==== Collected data

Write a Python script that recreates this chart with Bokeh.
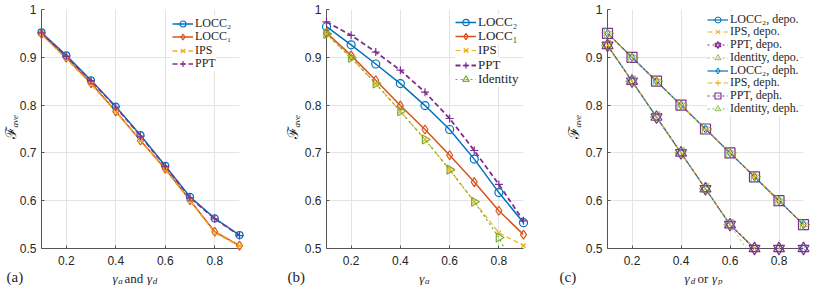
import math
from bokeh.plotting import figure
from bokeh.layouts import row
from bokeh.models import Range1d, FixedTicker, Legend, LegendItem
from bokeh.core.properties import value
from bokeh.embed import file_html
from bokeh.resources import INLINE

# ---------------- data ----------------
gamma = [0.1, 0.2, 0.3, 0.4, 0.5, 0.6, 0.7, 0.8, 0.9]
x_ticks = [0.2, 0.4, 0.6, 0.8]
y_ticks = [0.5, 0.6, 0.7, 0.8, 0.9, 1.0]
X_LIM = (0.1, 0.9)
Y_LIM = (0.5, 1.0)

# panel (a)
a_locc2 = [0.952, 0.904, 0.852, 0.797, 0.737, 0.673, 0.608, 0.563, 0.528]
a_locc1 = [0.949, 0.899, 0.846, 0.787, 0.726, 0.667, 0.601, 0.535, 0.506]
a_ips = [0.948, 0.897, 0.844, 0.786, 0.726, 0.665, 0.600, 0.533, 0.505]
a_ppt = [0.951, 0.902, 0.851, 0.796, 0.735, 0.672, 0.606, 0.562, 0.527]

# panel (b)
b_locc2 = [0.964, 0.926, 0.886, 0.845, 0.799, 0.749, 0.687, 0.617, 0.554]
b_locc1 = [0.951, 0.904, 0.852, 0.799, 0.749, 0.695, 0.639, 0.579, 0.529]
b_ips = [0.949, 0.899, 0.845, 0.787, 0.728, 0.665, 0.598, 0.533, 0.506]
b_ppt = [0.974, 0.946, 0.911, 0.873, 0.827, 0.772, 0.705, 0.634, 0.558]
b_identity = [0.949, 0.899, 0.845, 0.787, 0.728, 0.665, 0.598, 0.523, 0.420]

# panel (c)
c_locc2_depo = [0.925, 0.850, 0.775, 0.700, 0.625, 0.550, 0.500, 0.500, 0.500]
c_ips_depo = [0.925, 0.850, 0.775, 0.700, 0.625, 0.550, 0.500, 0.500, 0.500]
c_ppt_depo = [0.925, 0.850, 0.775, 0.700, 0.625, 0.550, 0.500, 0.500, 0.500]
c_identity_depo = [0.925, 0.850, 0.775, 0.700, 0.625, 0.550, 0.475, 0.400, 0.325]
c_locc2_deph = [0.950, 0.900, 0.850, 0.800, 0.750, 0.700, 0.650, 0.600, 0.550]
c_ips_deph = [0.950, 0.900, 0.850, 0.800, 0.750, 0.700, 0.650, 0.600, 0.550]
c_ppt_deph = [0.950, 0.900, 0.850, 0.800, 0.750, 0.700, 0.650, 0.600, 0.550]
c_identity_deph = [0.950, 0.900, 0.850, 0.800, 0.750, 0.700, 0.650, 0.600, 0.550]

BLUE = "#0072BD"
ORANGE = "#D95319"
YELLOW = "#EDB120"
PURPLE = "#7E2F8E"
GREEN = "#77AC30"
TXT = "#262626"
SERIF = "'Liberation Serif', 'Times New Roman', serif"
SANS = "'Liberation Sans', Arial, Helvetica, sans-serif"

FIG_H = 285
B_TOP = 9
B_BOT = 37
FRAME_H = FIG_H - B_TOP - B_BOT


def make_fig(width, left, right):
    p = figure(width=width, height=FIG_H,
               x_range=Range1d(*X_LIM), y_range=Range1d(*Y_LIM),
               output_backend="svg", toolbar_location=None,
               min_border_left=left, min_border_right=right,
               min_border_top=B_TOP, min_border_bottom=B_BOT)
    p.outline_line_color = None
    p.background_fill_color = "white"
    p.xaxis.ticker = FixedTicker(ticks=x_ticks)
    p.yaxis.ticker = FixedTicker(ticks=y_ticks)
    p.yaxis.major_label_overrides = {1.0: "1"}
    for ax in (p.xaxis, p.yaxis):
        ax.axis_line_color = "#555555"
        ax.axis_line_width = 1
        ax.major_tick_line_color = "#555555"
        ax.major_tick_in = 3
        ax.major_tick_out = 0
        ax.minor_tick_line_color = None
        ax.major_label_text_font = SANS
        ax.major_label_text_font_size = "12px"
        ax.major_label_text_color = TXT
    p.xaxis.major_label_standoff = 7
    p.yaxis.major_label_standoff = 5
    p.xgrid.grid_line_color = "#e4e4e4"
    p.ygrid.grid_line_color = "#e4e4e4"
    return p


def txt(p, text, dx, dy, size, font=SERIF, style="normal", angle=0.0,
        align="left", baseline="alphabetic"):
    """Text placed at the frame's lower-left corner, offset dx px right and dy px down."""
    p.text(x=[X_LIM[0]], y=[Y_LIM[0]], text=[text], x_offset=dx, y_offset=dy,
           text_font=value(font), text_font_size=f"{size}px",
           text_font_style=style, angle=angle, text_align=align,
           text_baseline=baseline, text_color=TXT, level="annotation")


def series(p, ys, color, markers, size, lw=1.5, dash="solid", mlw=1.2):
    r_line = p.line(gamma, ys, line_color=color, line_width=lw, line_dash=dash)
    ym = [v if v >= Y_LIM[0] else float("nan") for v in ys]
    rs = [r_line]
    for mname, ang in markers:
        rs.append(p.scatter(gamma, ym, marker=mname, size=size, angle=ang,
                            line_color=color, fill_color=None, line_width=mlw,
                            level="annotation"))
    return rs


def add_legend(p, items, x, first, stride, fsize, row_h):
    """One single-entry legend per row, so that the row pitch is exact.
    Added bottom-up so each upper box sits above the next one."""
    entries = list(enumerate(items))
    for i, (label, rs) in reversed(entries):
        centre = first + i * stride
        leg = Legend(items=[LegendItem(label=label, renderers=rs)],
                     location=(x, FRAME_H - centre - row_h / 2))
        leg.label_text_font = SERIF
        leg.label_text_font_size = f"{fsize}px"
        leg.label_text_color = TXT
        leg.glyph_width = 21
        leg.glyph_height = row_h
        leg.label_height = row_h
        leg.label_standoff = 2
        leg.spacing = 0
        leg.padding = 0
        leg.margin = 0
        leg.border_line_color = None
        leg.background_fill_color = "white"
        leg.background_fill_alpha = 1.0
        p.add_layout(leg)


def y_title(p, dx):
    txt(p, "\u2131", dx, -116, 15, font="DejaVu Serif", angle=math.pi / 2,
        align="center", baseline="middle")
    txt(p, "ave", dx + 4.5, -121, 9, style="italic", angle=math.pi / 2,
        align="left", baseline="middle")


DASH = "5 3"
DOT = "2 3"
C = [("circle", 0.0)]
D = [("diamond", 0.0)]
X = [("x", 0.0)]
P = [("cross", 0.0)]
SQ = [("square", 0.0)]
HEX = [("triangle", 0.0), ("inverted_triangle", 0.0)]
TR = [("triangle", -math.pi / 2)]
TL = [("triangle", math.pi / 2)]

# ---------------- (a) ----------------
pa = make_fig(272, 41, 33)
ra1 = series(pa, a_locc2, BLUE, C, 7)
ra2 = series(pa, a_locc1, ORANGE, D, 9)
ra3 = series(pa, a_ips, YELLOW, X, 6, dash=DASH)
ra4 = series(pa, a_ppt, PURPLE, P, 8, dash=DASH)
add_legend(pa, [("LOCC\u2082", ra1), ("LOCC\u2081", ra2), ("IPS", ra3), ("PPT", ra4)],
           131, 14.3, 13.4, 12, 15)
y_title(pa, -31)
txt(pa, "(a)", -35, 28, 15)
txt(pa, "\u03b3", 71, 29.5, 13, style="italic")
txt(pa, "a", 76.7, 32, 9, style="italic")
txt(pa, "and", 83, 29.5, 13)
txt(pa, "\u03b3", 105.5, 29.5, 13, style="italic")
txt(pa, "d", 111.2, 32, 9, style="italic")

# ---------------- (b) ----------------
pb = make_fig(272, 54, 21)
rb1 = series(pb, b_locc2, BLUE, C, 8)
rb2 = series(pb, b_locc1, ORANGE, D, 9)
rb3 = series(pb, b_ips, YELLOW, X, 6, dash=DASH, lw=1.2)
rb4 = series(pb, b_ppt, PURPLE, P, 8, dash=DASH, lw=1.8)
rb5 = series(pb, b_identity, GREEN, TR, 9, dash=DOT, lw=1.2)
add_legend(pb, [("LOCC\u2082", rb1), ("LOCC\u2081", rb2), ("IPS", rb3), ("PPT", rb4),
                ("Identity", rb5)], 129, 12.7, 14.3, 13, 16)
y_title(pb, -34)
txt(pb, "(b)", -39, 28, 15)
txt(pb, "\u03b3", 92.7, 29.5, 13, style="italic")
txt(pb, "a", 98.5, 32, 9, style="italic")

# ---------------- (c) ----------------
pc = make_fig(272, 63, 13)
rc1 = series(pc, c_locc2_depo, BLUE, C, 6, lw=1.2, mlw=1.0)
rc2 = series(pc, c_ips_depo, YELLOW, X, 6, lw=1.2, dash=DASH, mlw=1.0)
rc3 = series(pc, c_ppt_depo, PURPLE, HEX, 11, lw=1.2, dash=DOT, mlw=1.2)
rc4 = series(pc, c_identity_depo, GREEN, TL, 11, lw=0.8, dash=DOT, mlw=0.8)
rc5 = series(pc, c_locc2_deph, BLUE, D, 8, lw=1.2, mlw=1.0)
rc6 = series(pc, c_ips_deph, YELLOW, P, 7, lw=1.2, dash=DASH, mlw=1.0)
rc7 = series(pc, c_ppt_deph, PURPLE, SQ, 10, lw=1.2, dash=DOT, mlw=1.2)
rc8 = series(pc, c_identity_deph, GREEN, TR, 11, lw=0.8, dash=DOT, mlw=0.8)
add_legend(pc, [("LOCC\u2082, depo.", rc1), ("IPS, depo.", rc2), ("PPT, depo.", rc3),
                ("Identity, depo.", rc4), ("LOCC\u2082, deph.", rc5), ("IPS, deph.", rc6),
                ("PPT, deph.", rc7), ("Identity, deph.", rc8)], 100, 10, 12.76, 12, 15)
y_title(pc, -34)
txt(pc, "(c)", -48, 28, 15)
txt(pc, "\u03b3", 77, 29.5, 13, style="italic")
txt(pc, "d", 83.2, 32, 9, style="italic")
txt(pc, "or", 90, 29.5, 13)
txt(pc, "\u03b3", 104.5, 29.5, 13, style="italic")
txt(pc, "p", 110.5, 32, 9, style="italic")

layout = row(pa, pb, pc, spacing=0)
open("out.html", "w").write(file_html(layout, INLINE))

========

Repeat exactly and only the lines from the start of the data above through the line that holds "Y_LIM = (0.5, 1.0)", inclusive. Pictures do not belong in the copy.

Write a Python script that recreates this chart with Bokeh.
import math
from bokeh.plotting import figure
from bokeh.layouts import row
from bokeh.models import Range1d, FixedTicker, Legend, LegendItem
from bokeh.core.properties import value
from bokeh.embed import file_html
from bokeh.resources import INLINE

# ---------------- data ----------------
gamma = [0.1, 0.2, 0.3, 0.4, 0.5, 0.6, 0.7, 0.8, 0.9]
x_ticks = [0.2, 0.4, 0.6, 0.8]
y_ticks = [0.5, 0.6, 0.7, 0.8, 0.9, 1.0]
X_LIM = (0.1, 0.9)
Y_LIM = (0.5, 1.0)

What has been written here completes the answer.